[SOLVED] Having trouble with top(10) leaderboard

I am forwarding a twitter stream to kapacitor with the goal of calculating the top(10) tweeting cities. The data I am sending resembles the following:

{
  "measurement": "tweets",
  "time": 1496082674991192064,
  "tags": {
    "city": "Los Angeles"
  },    
  "fields": {
    "hits": 1
  }     
} 

For each tweet from the stream, I send the name of the city and a value of 1 for “hits”. I expect to read from the HTTP endpoint a list of the top tweeting cities for the current window. My tick script looks like the following:

stream
        |from()
                .database('twitter')
                .retentionPolicy('default')
                .measurement('tweets')
        |groupBy('city')
        |window()
                        .period(1m)
                        .every(10s)
        |count('hits')
                .as('hits')
        |top(10, 'hits')
                .as('hits')
        |httpOut('top10')

What I actually see at the HTTP endpoint is a constantly growing list of cities without any kind of strict ordering. The HTTP endpoint data below has been summarized for easier reading:
$ curl -s http://localhost:9092/kapacitor/v1/tasks/twitter/top10 | jq -c '.series[] | {"city": .tags.city, "values": .values[][1]}'

{"city":"Georgia","values":13}
{"city":"Manhattan","values":11}
{"city":"Toronto","values":6}
{"city":"Tennessee","values":3}
{"city":"Seattle","values":4}
{"city":"Texas","values":8}
{"city":"Bowling Green","values":1}
{"city":"Florida","values":11}
{"city":"Brooklyn","values":3}
{"city":"Columbus","values":3}
{"city":"California","values":5}
{"city":"Virginia","values":6}
{"city":"Los Angeles","values":9}
{"city":"Ottawa","values":3}
{"city":"Orlando","values":1}
{"city":"Pennsylvania","values":6}
{"city":"Memphis","values":4}
{"city":"New York","values":2}
{"city":"Fort Worth","values":5}
{"city":"Las Vegas","values":2}
{"city":"Missouri","values":2}
{"city":"Chicago","values":8}
{"city":"Washington","values":3}
{"city":"Houston","values":9}
{"city":"San Francisco","values":7}
{"city":"Oakland","values":1}

What can I do to get closer to my goal?

Notes: I did try resetting groupBy membership with groupBy(). I also tried multiple things from the leaderboard example without much success.

1 Like

Just my luck! I moved the groupBy(‘city’) AFTER the window then reset the groupBy() and it seems to be working perfectly:

stream
        |from()
                .database('twitter')
                .retentionPolicy('default')
                .measurement('tweets')
        |window()
                        .period(1m)
                        .every(1s)
        |groupBy('city')
        |count('hits')
                .as('hits')
        |groupBy()
        |top(10, 'hits')
                .as('hits')
        |httpOut('top10')

$ curl -s http://localhost:9092/kapacitor/v1/tasks/twitter/top10 | jq -c '.series[].values[] | {"hits": .[2], "city": .[1]}'

{"hits":38,"city":"Los Angeles"}
{"hits":21,"city":"Houston"}
{"hits":18,"city":"Manhattan"}
{"hits":17,"city":"Georgia"}
{"hits":17,"city":"Brooklyn"}
{"hits":16,"city":"California"}
{"hits":14,"city":"Toronto"}
{"hits":14,"city":"Florida"}
{"hits":14,"city":"Texas"}
{"hits":13,"city":"Virginia"}
1 Like

@mspiegle Glad you were able to get it working! Do you have a repo with the code for the twitter data? This sounds like a very cool project!

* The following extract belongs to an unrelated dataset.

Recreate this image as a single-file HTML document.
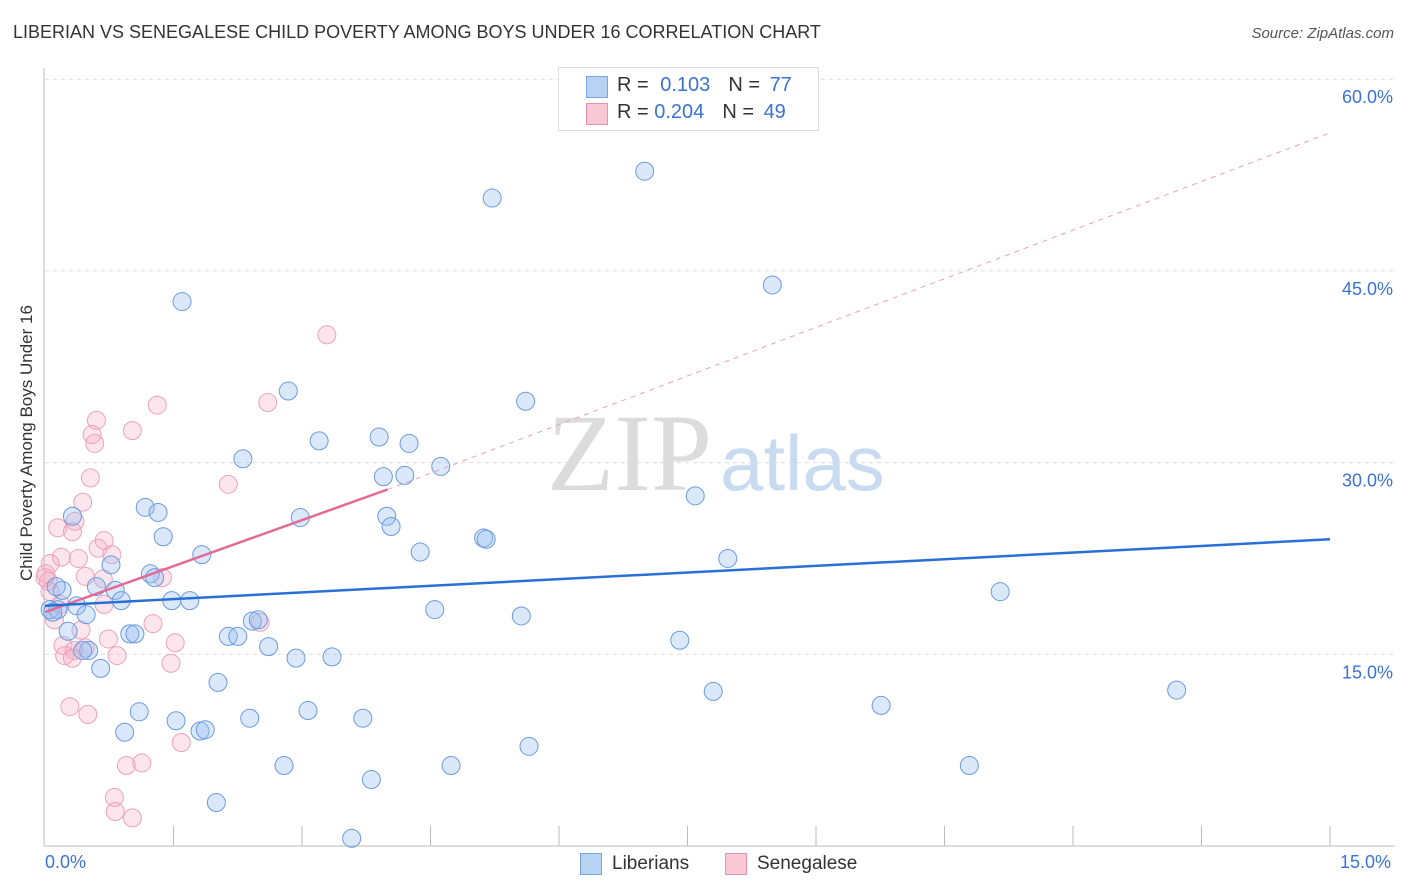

I do, but it’s currently private. I’m putting a short presentation together for a local meetup group and wanted to show off something interesting with kapacitor. The repo is private because I have API keys embedded into my code since this isn’t meant to be used in production and probably won’t evolve much beyond this. In the interests of sharing, this is my Python script which polls the Twitter stream API and forwards the city to Kapacitor. It could be easily modified to send more data:

from __future__ import print_function
from influxdb import InfluxDBClient
from twitter import Api
import json
import time

api = Api(CONSUMER_KEY, CONSUMER_SECRET, ACCESS_TOKEN, ACCESS_SECRET)

south_west = "-125,25"
north_east = "-60,50"
box = [south_west, north_east]

client = InfluxDBClient(
    host="kapacitor",
    port=9092,
    database="twitter"
)

def tweet_to_point(t):
    place = t.get("place", {}) or {}
    place = place.get("name", "None") or "None"

    return [{
        "measurement": "tweets",
        "time": int(time.time() * (10**9)),
        "tags": {
            "city": place.encode("ascii", "ignore")
        },
        "fields": {
            "hits": 1
        }
    }]

def main():
    count = 0
    for tweet in api.GetStreamFilter(locations=box):
        t = tweet_to_point(tweet)
        client.write_points(
            points=t,
            retention_policy="default"
        )
        if count % 100 == 0:
            print(count)
            print(json.dumps(t))
        count += 1

if __name__ == "__main__":
    main()
1 Like